Hello, good evening, how are you? I’m fine thanks.
The best way to stay relevant in Gooogle searches is to keep on producing content. As it’s just me and the bots, it really doesn’t matter what the content is, so, as usual, this is me leaving the here and now on a tangent.
I read yesterday that Chris Robertson had died. He won an oscar in 1968 as a mentally challenged man in the film Charly. The film was based (faithfully as I recall) on Daniel Keyes’ novel Flowers for Algernon. I remember being rather impressed with the novel as well as the film. In the story, Charly receives an experimental procedure that makes his intelligence rise first to a normal level and then high above normal. He goes through life, from where it had stopped for him, in an accelerated pace (e.g. finally understands that the men in the bar weren’t friendly but making fun of him, falling in love).

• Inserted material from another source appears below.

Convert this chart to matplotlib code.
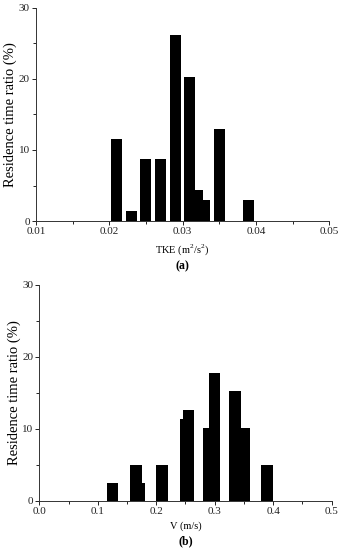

Of course, in a Hollywood film like this, this can’t be the case for good. The experiments effects subside and Charly recedes to his previous level of intelligence. Despite its premise (a procedure that improves intelligence, albeit briefly) for this lowly way to solve a “what-if” scenario I would be hesitant to call the story Sci-fi. For a counter-example how to solve the premise (and be Sci-fi), see Isaac Asimov’s Lest We Remember.